San Diego pharma to sell version of cancer, AIDs drug Daraprim at $1
On Dec 9, a US Senate committee would investigate the 5,000 percent price hike made by Turing Pharmaceutical to $750 (AUD$1,042) from $10.50 (AUS $14.59) the price of Daraprim. The 62-year-old drug is a prescription medicine to treat a rare parasitic infection, toxoplasmosis, that mainly affect pregnant women, cancer and AIDS patients.
The hearing is in response to the 13.1 percent hike in prescription drug prices in 2014, the biggest jump since 2003, according to Express Scripts, a pharmacy benefits management company. The high cost of prescription drugs is an indicator of the industry running out of control, points out the Public Citizen’s Global Access to Medicines programme.
The Turing price jump, which caused a public uproar and led to the Congressional review of the price boost, made by Turing CEO Martin Skireli who justified the move because he claims the $10.50 prince is being sold at a loss, describes the sad fate that patients, who need to buy these life-saving drug, face. Cost of branded medicine have become so prohibitive and beyond the reach of people who lack health insurance policies.
On the opposite end, San Diego-based Imprimis Pharmaceutical, a compounding drug company, announced on Oct 31 that it would sell its version of Daraprim at $1 a pill. It is a customisable compounded formulation of pyrimethamine and leucovorin.
However, the Infectious Diseases Society of America and the HIV Medicine Association, points out the cheap alternative is not yet approved by the US Food and Drug Administration for recommended use but are prescribed to identified patients consistent with federal and state compounded drug formulation laws, notes Healio.
Mark Baum, Imprimis CEO, explains in a statement that coming up with the $1 alternative is its positive action “to address an opportunity to help a needy patient population.” He stresses that Imprimis respects Turing’s “right to charge patients and insurance companies whatever it believes is appropriate.”
The $1 price would not result in Imprimis taking a loss since the chemicals it uses to make the formulation are “quite inexpensive” which would still allow the firm to make “an ethical and reasonable profit” from it, Baum says.
Turing, following the public uproar, reduced the price of Daraprim.

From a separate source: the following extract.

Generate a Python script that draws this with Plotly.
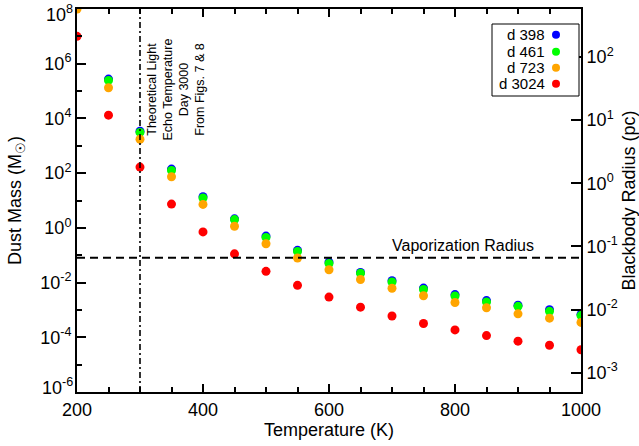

However, the lower price applied only to hospitals, while individuals would still be charged $750 a pill which Shkreli told CBS in September was a price that provided Turing a “reasonable but not excessive profit.”
Turing will also reduce the price of Daraprim for hospitals by up to 50 percent and plans to make smaller bottles by 2016 so the drug would be more affordable to stock. It would also offer sampler starter packs for free to doctors and patients with commercial insurance would pay not more than $10 as out-of-pocket expense for each prescription.
The FDA, meanwhile, withheld commenting on the Imprimis offer but said the regulatory agency is looking into the announcement.